MARKET REVIEW
Of all art markets, none is more of a roller-coaster ride than that of Islamic art. Perhaps the only thing consistent about it is that great peaks are followed by deep troughs. In the last year or two, the market in Islamic art has been on the up following a dip, but I doubt anyone anticipated the new heights it would scale at London’s Islamic Week in April.
Susan Moore, Wednesday, 1st June 2011
China, that other booming market, also provided handsome returns for consignors to Sotheby’s spring auction season in Hong Kong, the most successful in the firm’s history, totalling a colossal HK$3.49bn ($447m). Revealingly, four major single-owner collections were consigned from Europe or the US. ‘The Ullens Collection: the Nascence of Avant-Garde China’ proved a ‘white glove’ sale, meaning that all 105 lots sold, realising three times the pre-sale estimate on 3 April.
Unsurprisingly, there was huge competition for Zhāng Xiăogāng’s epic Forever Lasting Love (Triptych) of 1988. This work was exhibited at the now legendary ‘China/Avant-Garde’ show at the National Gallery in Beijing in 1989, where one panel was sold. That appeared at auction in 2007, after which it was reunited with the other two canvases. It is a deliberately primitivist, lyrical work which finds the artist musing on life and death, and drawing in influences from Eastern and Western philosophy as well as Surrealism to express the universal condition of humanity. It realised HK$79m (just over $10m), a new record for contemporary Chinese art.

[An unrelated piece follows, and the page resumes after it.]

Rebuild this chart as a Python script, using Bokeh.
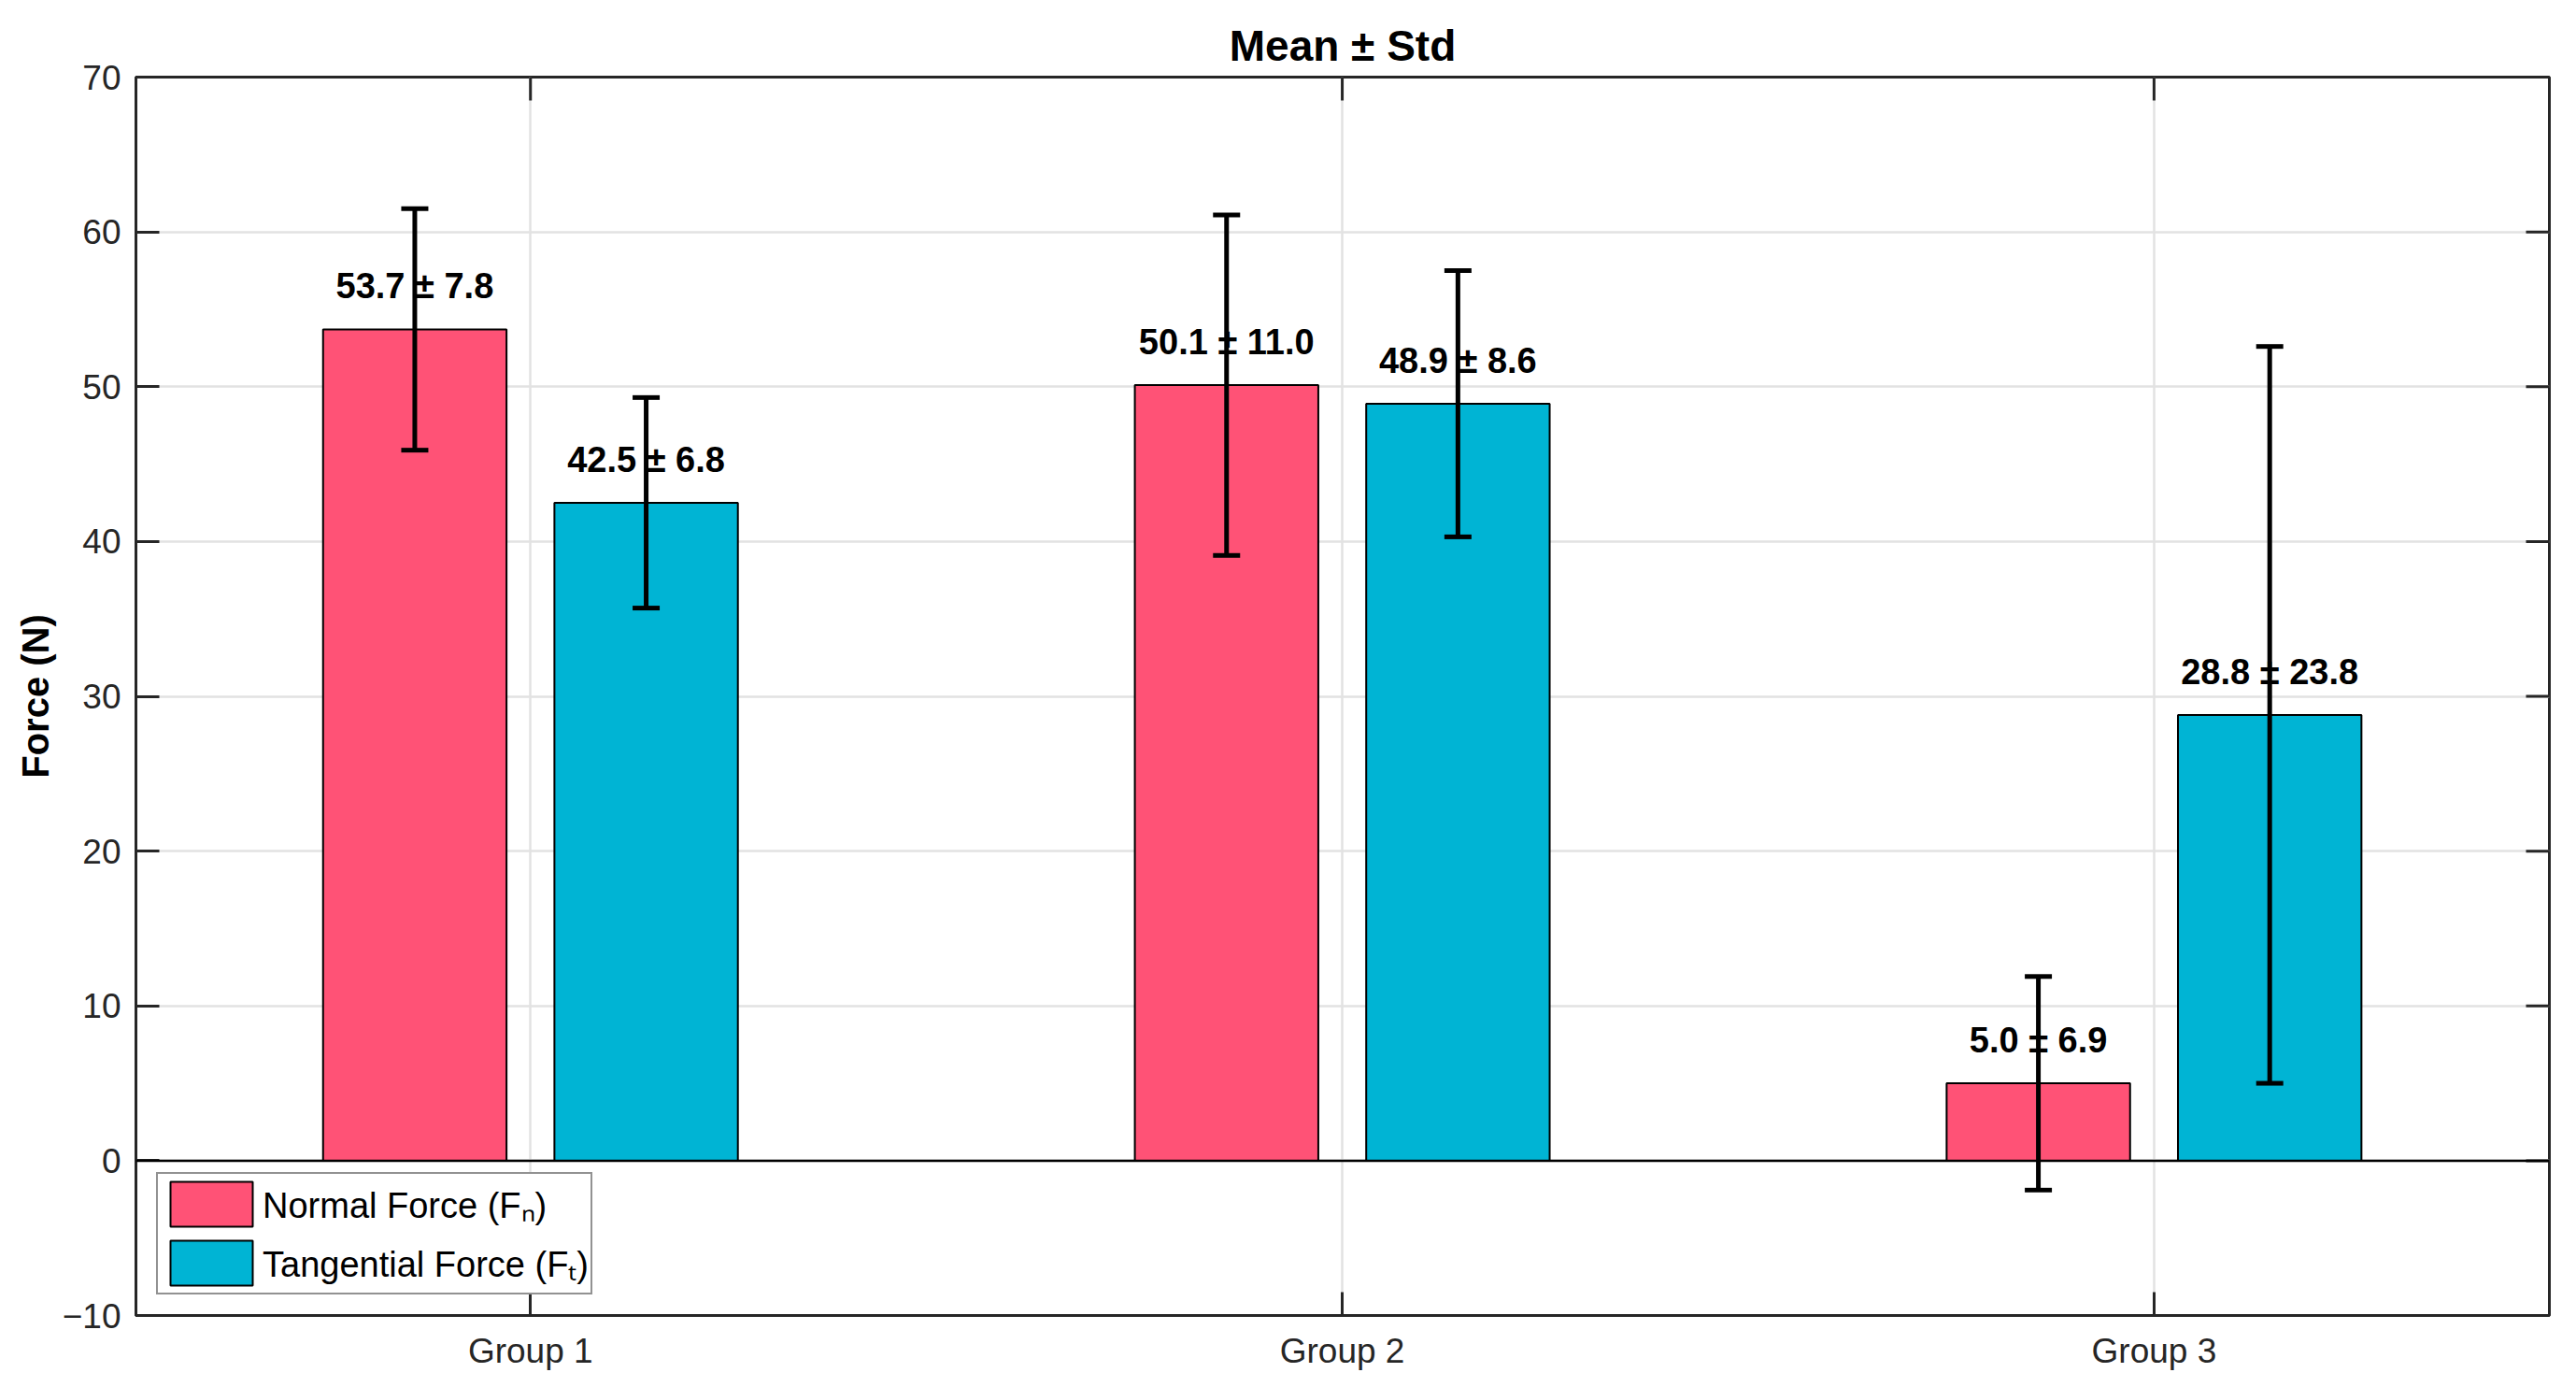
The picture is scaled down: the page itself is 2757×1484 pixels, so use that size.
import math
from bokeh.plotting import figure
from bokeh.models import (ColumnDataSource, Range1d, FixedTicker, Whisker,
                          TeeHead, LabelSet, Span, Legend, LegendItem)
from bokeh.core.properties import value
from bokeh.transform import dodge
from bokeh.embed import file_html
from bokeh.resources import INLINE

# ---- data ----
groups = ["Group 1", "Group 2", "Group 3"]
normal_mean = [53.7, 50.1, 5.0]
normal_std = [7.8, 11.0, 6.9]
tang_mean = [42.5, 48.9, 28.8]
tang_std = [6.8, 8.6, 23.8]
y_ticks = [-10, 0, 10, 20, 30, 40, 50, 60, 70]

RED = "#FF5276"
BLUE = "#00B4D4"
AX = "#262626"
FONT = "Liberation Sans"

X0, X1 = 0.514, 3.487
Y0, Y1 = -10, 70

xpos = [i + 1 for i in range(len(groups))]

def src(means, stds):
    return ColumnDataSource(dict(
        x=xpos,
        mean=means,
        upper=[m + s for m, s in zip(means, stds)],
        lower=[m - s for m, s in zip(means, stds)],
        label=[f"{m:.1f} ± {s:.1f}" for m, s in zip(means, stds)],
    ))

src_n = src(normal_mean, normal_std)
src_t = src(tang_mean, tang_std)

p = figure(width=2741, height=1468,
           x_range=Range1d(X0, X1), y_range=Range1d(Y0, Y1),
           output_backend="svg", toolbar_location=None,
           title="Mean ± Std",
           min_border_left=145, min_border_right=13,
           min_border_top=82, min_border_bottom=61)

p.background_fill_color = "white"
p.border_fill_color = "white"
p.outline_line_color = AX
p.outline_line_width = 3

p.title.align = "center"
p.title.text_font = FONT
p.title.text_font_size = "46px"
p.title.text_font_style = "bold"
p.title.text_color = "black"
p.title.standoff = 16

OFF = 0.1425
BW = 0.226

# grids
for g in (p.xgrid, p.ygrid):
    g.grid_line_color = "#e2e2e2"
    g.grid_line_width = 2.5
p.xgrid.ticker = FixedTicker(ticks=xpos)
p.ygrid.ticker = FixedTicker(ticks=y_ticks)

# axes
xa = p.xaxis[0]
xa.ticker = FixedTicker(ticks=xpos)
xa.major_label_overrides = {x: g for x, g in zip(xpos, groups)}
ya = p.yaxis[0]
ya.ticker = FixedTicker(ticks=y_ticks)
ya.major_label_overrides = {t: (f"\u2212{abs(t)}" if t < 0 else str(t)) for t in y_ticks}
ya.axis_label = "Force (N)"
ya.axis_label_text_font = FONT
ya.axis_label_text_font_size = "40px"
ya.axis_label_text_font_style = "bold"
ya.axis_label_text_color = "black"
ya.axis_label_standoff = 4

for ax in (xa, ya):
    ax.axis_line_color = AX
    ax.axis_line_width = 3
    ax.major_tick_line_color = AX
    ax.major_tick_line_width = 3
    ax.major_tick_in = 25
    ax.major_tick_out = 0
    ax.minor_tick_line_color = None
    ax.major_label_text_font = FONT
    ax.major_label_text_font_size = "37px"
    ax.major_label_text_color = AX
xa.major_label_standoff = 17
ya.major_label_standoff = 16

# inward ticks on the top and right edges (half of each dash is clipped by the frame)
p.scatter(x=xpos, y=[Y1] * len(xpos), marker="dash", size=50, angle=math.pi / 2,
          line_color=AX, line_width=3)
p.scatter(x=[X1] * len(y_ticks), y=y_ticks, marker="dash", size=50,
          line_color=AX, line_width=3)

# zero line
p.add_layout(Span(location=0, dimension="width", line_color="black", line_width=2.5))

# bars
rn = p.vbar(x=dodge("x", -OFF, range=p.x_range), top="mean", bottom=0, width=BW,
            source=src_n, fill_color=RED, line_color="black", line_width=2)
rt = p.vbar(x=dodge("x", OFF, range=p.x_range), top="mean", bottom=0, width=BW,
            source=src_t, fill_color=BLUE, line_color="black", line_width=2)

# labels
for s, o in ((src_n, -OFF), (src_t, OFF)):
    lab = LabelSet(x=dodge("x", o, range=p.x_range), y="mean", text="label", source=s,
                   y_offset=33, text_align="center", text_baseline="alphabetic",
                   text_font=value(FONT), text_font_size=value("38px"),
                   text_font_style="bold", text_color="black")
    lab.level = "annotation"
    p.add_layout(lab)

# error bars
for s, o in ((src_n, -OFF), (src_t, OFF)):
    w = Whisker(base=dodge("x", o, range=p.x_range), upper="upper", lower="lower", source=s,
                line_color="black", line_width=5,
                upper_head=TeeHead(size=29, line_width=5, line_color="black"),
                lower_head=TeeHead(size=29, line_width=5, line_color="black"))
    w.level = "overlay"
    p.add_layout(w)

legend = Legend(items=[LegendItem(label="Normal Force (F\u2099)", renderers=[rn]),
                       LegendItem(label="Tangential Force (F\u209c)", renderers=[rt])],
                location="bottom_left")
legend.margin = 22
legend.padding = 2
legend.spacing = 3
legend.glyph_width = 110
legend.glyph_height = 60
legend.label_height = 60
legend.label_standoff = 0
legend.label_text_font = FONT
legend.label_text_font_size = "38px"
legend.label_text_color = "black"
legend.border_line_color = AX
legend.border_line_width = 2.5
legend.background_fill_color = "white"
legend.background_fill_alpha = 1.0
p.add_layout(legend, "center")

open("out.html", "w").write(file_html(p, INLINE))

By contrast, the 7 April sale of the Meiyintang Collection, another European offering and billed as the sale of the century, seemed misjudged. It is indeed one of the finest private collections of Imperial Chinese porcelain but the reserves, if not the estimates, were over-egged, which lead to the two top lots failing to sell at auction but selling after the sale within their auction estimates. The Qing dynasty Falangcai ‘Pheasant’ vase sold for HK$200m and the Ming Chengua Palace Bowl for HK$90. Those after-sales brought the total closer to its pre-sale low estimate of HK$710m.